Rows start

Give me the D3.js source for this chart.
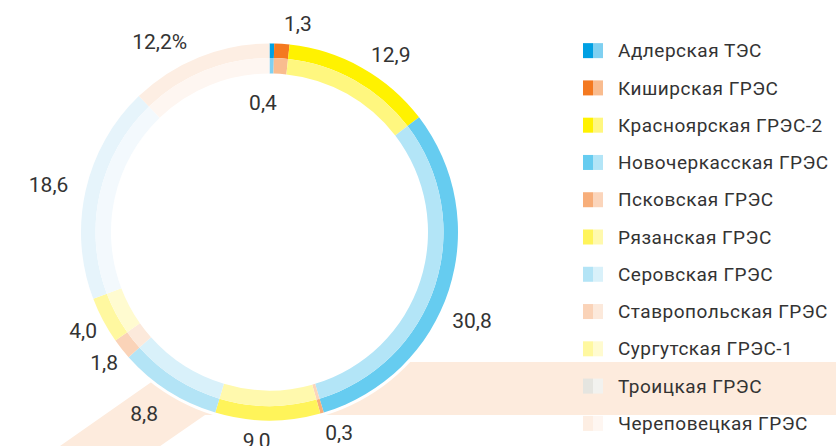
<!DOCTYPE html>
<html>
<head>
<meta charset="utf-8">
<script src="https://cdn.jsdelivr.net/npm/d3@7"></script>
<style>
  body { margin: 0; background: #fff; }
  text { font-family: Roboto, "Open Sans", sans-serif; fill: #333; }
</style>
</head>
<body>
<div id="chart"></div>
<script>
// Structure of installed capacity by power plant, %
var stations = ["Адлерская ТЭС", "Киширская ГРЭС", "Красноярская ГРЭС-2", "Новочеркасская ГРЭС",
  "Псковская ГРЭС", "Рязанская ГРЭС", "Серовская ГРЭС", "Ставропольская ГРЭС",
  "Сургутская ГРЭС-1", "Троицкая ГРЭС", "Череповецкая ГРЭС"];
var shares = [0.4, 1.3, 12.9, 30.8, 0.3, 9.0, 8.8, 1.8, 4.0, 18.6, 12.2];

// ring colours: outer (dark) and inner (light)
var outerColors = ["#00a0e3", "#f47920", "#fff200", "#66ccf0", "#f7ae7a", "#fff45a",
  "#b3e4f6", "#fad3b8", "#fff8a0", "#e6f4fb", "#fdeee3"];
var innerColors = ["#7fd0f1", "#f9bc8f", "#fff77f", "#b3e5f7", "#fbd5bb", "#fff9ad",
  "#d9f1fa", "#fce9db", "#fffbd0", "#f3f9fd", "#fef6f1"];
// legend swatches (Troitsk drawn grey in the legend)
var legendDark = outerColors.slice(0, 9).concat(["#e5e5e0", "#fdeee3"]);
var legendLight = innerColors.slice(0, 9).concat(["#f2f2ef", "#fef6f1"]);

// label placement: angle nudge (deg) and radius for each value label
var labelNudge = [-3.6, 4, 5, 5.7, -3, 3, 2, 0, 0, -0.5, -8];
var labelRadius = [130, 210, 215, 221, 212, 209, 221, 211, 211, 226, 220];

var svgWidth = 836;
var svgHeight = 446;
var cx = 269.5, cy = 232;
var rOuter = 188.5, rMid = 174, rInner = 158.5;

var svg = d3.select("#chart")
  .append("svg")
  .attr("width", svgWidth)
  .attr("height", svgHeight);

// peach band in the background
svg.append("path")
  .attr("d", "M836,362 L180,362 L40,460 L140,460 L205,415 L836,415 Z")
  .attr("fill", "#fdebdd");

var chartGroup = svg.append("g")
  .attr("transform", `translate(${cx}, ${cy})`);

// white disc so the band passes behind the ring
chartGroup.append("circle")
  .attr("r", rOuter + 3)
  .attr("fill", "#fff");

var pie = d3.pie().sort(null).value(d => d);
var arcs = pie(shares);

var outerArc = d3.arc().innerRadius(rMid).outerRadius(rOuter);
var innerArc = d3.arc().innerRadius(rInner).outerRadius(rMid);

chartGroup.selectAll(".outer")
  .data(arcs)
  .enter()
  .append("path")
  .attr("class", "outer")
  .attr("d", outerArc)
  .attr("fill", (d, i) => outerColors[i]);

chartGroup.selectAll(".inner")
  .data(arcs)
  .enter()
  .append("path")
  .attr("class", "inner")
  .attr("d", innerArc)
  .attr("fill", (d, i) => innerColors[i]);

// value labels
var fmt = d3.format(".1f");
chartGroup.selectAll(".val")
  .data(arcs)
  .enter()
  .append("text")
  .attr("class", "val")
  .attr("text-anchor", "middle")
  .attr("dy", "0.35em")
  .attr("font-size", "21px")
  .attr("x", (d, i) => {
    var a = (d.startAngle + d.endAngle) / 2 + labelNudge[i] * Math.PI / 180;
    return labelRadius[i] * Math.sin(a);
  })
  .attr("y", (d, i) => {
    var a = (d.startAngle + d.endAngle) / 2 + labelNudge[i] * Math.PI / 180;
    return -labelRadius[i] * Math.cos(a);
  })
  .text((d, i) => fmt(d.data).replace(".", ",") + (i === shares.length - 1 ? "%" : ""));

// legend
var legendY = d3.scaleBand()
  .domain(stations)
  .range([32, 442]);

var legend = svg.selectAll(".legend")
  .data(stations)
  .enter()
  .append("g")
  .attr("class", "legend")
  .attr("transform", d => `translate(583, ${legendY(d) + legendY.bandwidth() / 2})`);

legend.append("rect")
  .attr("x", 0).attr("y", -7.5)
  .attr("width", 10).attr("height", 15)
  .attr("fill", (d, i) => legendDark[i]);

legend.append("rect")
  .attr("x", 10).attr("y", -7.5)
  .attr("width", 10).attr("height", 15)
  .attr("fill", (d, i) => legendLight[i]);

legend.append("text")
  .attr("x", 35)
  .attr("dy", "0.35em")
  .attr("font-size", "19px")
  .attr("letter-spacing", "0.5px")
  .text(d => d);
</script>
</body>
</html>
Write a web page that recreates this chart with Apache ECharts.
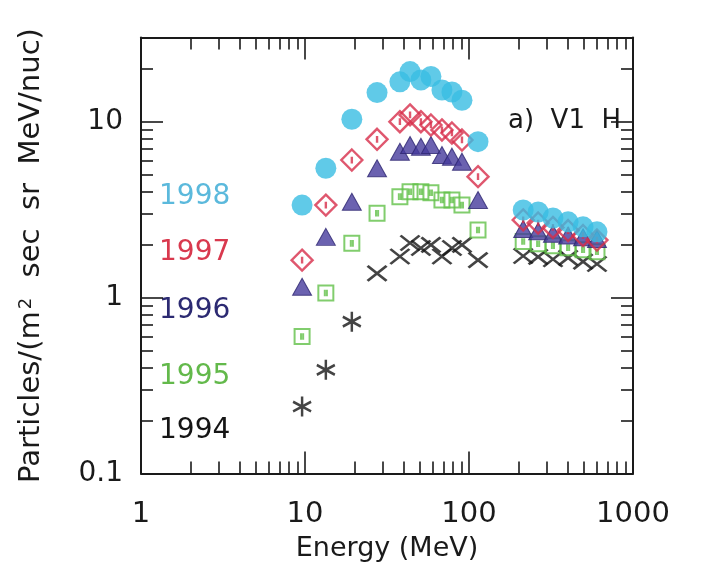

Rows end

- _Task_
Reproduce each entry precisely, dropping only the pictures.

- _Reply to the exercise_
Give me the D3.js source for this chart.
<!DOCTYPE html>
<html>
<head>
<meta charset="utf-8">
<script src="https://cdn.jsdelivr.net/npm/d3@7"></script>
<style>
  body { margin: 0; background: #fff; }
  text { font-family: Roboto, "Open Sans", sans-serif; fill: #333; }
</style>
</head>
<body>
<div id="chart"></div>
<script>
// Structure of installed capacity by power plant, %
var stations = ["Адлерская ТЭС", "Киширская ГРЭС", "Красноярская ГРЭС-2", "Новочеркасская ГРЭС",
  "Псковская ГРЭС", "Рязанская ГРЭС", "Серовская ГРЭС", "Ставропольская ГРЭС",
  "Сургутская ГРЭС-1", "Троицкая ГРЭС", "Череповецкая ГРЭС"];
var shares = [0.4, 1.3, 12.9, 30.8, 0.3, 9.0, 8.8, 1.8, 4.0, 18.6, 12.2];

// ring colours: outer (dark) and inner (light)
var outerColors = ["#00a0e3", "#f47920", "#fff200", "#66ccf0", "#f7ae7a", "#fff45a",
  "#b3e4f6", "#fad3b8", "#fff8a0", "#e6f4fb", "#fdeee3"];
var innerColors = ["#7fd0f1", "#f9bc8f", "#fff77f", "#b3e5f7", "#fbd5bb", "#fff9ad",
  "#d9f1fa", "#fce9db", "#fffbd0", "#f3f9fd", "#fef6f1"];
// legend swatches (Troitsk drawn grey in the legend)
var legendDark = outerColors.slice(0, 9).concat(["#e5e5e0", "#fdeee3"]);
var legendLight = innerColors.slice(0, 9).concat(["#f2f2ef", "#fef6f1"]);

// label placement: angle nudge (deg) and radius for each value label
var labelNudge = [-3.6, 4, 5, 5.7, -3, 3, 2, 0, 0, -0.5, -8];
var labelRadius = [130, 210, 215, 221, 212, 209, 221, 211, 211, 226, 220];

var svgWidth = 836;
var svgHeight = 446;
var cx = 269.5, cy = 232;
var rOuter = 188.5, rMid = 174, rInner = 158.5;

var svg = d3.select("#chart")
  .append("svg")
  .attr("width", svgWidth)
  .attr("height", svgHeight);

// peach band in the background
svg.append("path")
  .attr("d", "M836,362 L180,362 L40,460 L140,460 L205,415 L836,415 Z")
  .attr("fill", "#fdebdd");

var chartGroup = svg.append("g")
  .attr("transform", `translate(${cx}, ${cy})`);

// white disc so the band passes behind the ring
chartGroup.append("circle")
  .attr("r", rOuter + 3)
  .attr("fill", "#fff");

var pie = d3.pie().sort(null).value(d => d);
var arcs = pie(shares);

var outerArc = d3.arc().innerRadius(rMid).outerRadius(rOuter);
var innerArc = d3.arc().innerRadius(rInner).outerRadius(rMid);

chartGroup.selectAll(".outer")
  .data(arcs)
  .enter()
  .append("path")
  .attr("class", "outer")
  .attr("d", outerArc)
  .attr("fill", (d, i) => outerColors[i]);

chartGroup.selectAll(".inner")
  .data(arcs)
  .enter()
  .append("path")
  .attr("class", "inner")
  .attr("d", innerArc)
  .attr("fill", (d, i) => innerColors[i]);

// value labels
var fmt = d3.format(".1f");
chartGroup.selectAll(".val")
  .data(arcs)
  .enter()
  .append("text")
  .attr("class", "val")
  .attr("text-anchor", "middle")
  .attr("dy", "0.35em")
  .attr("font-size", "21px")
  .attr("x", (d, i) => {
    var a = (d.startAngle + d.endAngle) / 2 + labelNudge[i] * Math.PI / 180;
    return labelRadius[i] * Math.sin(a);
  })
  .attr("y", (d, i) => {
    var a = (d.startAngle + d.endAngle) / 2 + labelNudge[i] * Math.PI / 180;
    return -labelRadius[i] * Math.cos(a);
  })
  .text((d, i) => fmt(d.data).replace(".", ",") + (i === shares.length - 1 ? "%" : ""));

// legend
var legendY = d3.scaleBand()
  .domain(stations)
  .range([32, 442]);

var legend = svg.selectAll(".legend")
  .data(stations)
  .enter()
  .append("g")
  .attr("class", "legend")
  .attr("transform", d => `translate(583, ${legendY(d) + legendY.bandwidth() / 2})`);

legend.append("rect")
  .attr("x", 0).attr("y", -7.5)
  .attr("width", 10).attr("height", 15)
  .attr("fill", (d, i) => legendDark[i]);

legend.append("rect")
  .attr("x", 10).attr("y", -7.5)
  .attr("width", 10).attr("height", 15)
  .attr("fill", (d, i) => legendLight[i]);

legend.append("text")
  .attr("x", 35)
  .attr("dy", "0.35em")
  .attr("font-size", "19px")
  .attr("letter-spacing", "0.5px")
  .text(d => d);
</script>
</body>
</html>
Write a web page that recreates this chart with Apache ECharts.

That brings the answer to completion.